[Given information]
····················

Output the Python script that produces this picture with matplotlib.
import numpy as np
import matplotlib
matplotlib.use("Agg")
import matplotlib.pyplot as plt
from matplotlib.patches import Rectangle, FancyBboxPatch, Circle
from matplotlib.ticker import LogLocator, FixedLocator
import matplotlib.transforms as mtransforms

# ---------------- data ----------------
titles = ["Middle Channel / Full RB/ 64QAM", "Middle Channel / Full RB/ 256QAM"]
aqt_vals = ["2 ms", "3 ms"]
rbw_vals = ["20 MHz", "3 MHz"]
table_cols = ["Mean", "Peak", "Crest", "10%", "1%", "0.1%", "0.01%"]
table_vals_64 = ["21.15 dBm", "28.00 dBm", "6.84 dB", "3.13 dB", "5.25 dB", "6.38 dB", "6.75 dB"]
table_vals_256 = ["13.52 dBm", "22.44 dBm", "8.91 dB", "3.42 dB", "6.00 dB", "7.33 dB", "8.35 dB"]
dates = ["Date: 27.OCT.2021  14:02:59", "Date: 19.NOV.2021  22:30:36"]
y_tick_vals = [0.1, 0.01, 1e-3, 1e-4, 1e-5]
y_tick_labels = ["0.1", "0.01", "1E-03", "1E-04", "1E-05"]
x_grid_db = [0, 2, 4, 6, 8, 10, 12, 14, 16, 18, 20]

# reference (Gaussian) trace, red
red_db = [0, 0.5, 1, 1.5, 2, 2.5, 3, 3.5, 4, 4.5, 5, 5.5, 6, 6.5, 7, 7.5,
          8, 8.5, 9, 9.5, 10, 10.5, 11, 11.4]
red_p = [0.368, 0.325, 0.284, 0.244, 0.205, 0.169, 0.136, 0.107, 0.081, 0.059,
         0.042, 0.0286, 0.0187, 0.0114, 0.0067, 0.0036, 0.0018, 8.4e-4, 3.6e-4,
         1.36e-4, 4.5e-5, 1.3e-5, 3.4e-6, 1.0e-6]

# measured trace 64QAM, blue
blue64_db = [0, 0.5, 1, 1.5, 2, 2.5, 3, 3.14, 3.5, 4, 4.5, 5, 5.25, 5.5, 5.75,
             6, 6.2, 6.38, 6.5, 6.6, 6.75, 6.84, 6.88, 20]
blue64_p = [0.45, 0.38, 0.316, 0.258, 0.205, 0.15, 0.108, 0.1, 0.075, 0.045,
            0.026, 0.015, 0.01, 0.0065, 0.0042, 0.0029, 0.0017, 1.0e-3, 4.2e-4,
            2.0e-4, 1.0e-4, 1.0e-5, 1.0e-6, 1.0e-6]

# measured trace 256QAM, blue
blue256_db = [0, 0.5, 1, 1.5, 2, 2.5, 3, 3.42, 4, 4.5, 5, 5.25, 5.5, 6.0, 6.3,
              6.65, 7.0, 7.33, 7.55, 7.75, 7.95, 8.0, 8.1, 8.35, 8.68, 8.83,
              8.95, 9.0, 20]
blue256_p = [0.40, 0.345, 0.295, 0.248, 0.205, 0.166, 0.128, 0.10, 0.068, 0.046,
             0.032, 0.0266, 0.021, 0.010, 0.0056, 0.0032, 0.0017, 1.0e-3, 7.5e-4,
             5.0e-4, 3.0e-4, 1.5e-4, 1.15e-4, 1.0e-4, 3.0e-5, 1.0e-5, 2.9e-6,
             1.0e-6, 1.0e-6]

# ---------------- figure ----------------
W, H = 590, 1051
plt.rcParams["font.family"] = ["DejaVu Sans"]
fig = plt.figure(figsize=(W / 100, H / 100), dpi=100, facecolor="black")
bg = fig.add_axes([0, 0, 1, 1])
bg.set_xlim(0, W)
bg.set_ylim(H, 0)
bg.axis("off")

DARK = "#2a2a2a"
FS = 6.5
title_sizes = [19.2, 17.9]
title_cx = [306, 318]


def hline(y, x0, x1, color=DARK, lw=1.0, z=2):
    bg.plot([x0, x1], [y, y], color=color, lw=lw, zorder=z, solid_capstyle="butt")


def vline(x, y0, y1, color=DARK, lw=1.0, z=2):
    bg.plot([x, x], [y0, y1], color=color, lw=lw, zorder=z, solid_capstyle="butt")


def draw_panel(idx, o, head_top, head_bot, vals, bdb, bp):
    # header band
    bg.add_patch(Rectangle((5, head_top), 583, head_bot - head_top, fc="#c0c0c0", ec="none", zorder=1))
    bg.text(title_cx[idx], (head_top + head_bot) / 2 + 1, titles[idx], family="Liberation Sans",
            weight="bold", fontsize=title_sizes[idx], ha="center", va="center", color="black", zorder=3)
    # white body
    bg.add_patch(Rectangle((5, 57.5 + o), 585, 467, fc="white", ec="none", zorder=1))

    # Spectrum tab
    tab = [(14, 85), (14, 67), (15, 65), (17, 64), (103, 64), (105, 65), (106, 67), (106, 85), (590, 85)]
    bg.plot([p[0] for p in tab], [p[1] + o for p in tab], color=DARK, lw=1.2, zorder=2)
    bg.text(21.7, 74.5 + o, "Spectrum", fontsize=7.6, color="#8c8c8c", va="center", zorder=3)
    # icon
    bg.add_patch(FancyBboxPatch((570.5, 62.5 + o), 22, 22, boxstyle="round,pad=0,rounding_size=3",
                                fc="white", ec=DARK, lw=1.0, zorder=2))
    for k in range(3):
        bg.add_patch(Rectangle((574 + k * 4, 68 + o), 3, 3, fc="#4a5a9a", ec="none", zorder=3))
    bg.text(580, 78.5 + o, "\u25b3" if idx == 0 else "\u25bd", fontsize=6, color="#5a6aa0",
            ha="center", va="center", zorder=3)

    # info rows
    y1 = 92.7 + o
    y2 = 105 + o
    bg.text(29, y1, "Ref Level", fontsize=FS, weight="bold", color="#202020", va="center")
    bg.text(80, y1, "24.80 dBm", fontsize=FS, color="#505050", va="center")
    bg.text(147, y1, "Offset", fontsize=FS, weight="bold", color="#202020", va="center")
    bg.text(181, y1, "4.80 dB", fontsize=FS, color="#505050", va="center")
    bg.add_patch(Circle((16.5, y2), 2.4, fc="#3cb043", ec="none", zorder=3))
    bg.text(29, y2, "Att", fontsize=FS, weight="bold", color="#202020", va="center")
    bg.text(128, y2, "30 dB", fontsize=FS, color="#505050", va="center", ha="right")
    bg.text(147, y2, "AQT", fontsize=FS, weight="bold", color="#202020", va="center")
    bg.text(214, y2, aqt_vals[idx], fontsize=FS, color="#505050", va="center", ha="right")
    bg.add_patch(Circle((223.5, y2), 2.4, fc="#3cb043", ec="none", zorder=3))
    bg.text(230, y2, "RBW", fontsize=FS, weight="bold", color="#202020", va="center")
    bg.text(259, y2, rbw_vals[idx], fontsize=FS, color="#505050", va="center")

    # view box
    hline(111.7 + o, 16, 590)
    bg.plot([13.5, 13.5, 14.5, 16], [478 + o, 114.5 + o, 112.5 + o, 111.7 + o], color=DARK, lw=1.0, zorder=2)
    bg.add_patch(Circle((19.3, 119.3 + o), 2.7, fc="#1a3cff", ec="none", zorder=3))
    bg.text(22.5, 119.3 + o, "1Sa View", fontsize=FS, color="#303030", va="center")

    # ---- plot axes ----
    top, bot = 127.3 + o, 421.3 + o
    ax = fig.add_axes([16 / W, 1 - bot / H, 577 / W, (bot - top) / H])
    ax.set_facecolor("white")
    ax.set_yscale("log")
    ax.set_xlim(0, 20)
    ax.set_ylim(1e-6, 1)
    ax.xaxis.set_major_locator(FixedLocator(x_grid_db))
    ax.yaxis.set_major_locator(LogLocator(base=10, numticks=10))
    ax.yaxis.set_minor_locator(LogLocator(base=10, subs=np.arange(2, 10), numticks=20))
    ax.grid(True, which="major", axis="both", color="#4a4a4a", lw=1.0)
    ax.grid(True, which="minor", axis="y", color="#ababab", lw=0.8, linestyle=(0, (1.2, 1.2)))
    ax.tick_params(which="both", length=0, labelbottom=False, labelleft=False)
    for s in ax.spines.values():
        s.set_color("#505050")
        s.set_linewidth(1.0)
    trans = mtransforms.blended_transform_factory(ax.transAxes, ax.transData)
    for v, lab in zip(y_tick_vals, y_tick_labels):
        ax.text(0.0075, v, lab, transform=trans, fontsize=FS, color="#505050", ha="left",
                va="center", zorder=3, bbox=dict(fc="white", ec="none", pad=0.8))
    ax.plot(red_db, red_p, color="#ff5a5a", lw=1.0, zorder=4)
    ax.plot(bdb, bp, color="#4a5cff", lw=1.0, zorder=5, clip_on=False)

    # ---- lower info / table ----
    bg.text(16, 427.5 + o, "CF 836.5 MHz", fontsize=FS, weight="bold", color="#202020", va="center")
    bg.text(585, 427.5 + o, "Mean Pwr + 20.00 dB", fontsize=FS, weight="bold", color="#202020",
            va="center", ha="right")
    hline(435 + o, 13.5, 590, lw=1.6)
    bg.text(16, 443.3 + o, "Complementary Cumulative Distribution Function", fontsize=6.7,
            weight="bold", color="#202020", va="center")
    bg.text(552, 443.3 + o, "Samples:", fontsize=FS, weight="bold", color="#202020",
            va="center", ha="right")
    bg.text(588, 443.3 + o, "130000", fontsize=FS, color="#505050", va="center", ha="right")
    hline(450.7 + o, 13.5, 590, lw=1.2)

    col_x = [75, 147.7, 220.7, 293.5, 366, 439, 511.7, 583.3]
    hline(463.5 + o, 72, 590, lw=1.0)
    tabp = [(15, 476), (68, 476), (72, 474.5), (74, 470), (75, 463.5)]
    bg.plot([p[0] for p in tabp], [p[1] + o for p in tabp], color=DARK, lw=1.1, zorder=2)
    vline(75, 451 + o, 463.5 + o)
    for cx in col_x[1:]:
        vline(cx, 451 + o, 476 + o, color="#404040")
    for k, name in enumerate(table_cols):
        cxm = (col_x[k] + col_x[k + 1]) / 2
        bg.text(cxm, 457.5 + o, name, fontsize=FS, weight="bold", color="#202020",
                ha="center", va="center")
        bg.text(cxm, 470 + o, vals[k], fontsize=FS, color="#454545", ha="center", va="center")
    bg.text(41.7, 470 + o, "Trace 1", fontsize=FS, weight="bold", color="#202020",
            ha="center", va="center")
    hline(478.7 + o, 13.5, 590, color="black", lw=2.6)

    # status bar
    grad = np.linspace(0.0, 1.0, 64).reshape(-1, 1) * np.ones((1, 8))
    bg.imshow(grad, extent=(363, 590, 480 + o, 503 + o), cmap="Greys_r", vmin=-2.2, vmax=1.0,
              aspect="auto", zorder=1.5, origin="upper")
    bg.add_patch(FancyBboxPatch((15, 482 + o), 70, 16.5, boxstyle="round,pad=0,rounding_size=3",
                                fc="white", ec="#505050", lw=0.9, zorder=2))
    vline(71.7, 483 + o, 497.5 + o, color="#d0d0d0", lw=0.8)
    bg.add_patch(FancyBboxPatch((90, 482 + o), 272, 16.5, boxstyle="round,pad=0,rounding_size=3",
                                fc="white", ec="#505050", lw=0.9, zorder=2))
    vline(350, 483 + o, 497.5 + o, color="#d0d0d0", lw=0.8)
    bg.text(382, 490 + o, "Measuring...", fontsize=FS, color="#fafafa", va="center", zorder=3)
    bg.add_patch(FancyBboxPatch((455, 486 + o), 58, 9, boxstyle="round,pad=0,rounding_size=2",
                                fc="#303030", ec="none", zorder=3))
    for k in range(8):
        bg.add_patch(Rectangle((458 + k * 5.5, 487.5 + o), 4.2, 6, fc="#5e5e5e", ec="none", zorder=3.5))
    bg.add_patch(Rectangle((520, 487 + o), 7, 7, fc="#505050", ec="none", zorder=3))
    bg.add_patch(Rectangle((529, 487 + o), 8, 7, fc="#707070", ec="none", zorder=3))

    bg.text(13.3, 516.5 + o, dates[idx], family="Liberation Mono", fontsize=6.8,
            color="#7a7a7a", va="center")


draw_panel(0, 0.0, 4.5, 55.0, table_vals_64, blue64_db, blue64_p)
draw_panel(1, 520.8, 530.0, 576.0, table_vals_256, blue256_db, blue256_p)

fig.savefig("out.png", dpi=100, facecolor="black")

····················

Return exactly the leading lines of the listing, stopping after the line in which "2.0e-4, 1.0e-4, 1.0e-5, 1.0e-6, 1.0e-6]" occurs.

[Full answer]
Output the Python script that produces this picture with matplotlib.
import numpy as np
import matplotlib
matplotlib.use("Agg")
import matplotlib.pyplot as plt
from matplotlib.patches import Rectangle, FancyBboxPatch, Circle
from matplotlib.ticker import LogLocator, FixedLocator
import matplotlib.transforms as mtransforms

# ---------------- data ----------------
titles = ["Middle Channel / Full RB/ 64QAM", "Middle Channel / Full RB/ 256QAM"]
aqt_vals = ["2 ms", "3 ms"]
rbw_vals = ["20 MHz", "3 MHz"]
table_cols = ["Mean", "Peak", "Crest", "10%", "1%", "0.1%", "0.01%"]
table_vals_64 = ["21.15 dBm", "28.00 dBm", "6.84 dB", "3.13 dB", "5.25 dB", "6.38 dB", "6.75 dB"]
table_vals_256 = ["13.52 dBm", "22.44 dBm", "8.91 dB", "3.42 dB", "6.00 dB", "7.33 dB", "8.35 dB"]
dates = ["Date: 27.OCT.2021  14:02:59", "Date: 19.NOV.2021  22:30:36"]
y_tick_vals = [0.1, 0.01, 1e-3, 1e-4, 1e-5]
y_tick_labels = ["0.1", "0.01", "1E-03", "1E-04", "1E-05"]
x_grid_db = [0, 2, 4, 6, 8, 10, 12, 14, 16, 18, 20]

# reference (Gaussian) trace, red
red_db = [0, 0.5, 1, 1.5, 2, 2.5, 3, 3.5, 4, 4.5, 5, 5.5, 6, 6.5, 7, 7.5,
          8, 8.5, 9, 9.5, 10, 10.5, 11, 11.4]
red_p = [0.368, 0.325, 0.284, 0.244, 0.205, 0.169, 0.136, 0.107, 0.081, 0.059,
         0.042, 0.0286, 0.0187, 0.0114, 0.0067, 0.0036, 0.0018, 8.4e-4, 3.6e-4,
         1.36e-4, 4.5e-5, 1.3e-5, 3.4e-6, 1.0e-6]

# measured trace 64QAM, blue
blue64_db = [0, 0.5, 1, 1.5, 2, 2.5, 3, 3.14, 3.5, 4, 4.5, 5, 5.25, 5.5, 5.75,
             6, 6.2, 6.38, 6.5, 6.6, 6.75, 6.84, 6.88, 20]
blue64_p = [0.45, 0.38, 0.316, 0.258, 0.205, 0.15, 0.108, 0.1, 0.075, 0.045,
            0.026, 0.015, 0.01, 0.0065, 0.0042, 0.0029, 0.0017, 1.0e-3, 4.2e-4,
            2.0e-4, 1.0e-4, 1.0e-5, 1.0e-6, 1.0e-6]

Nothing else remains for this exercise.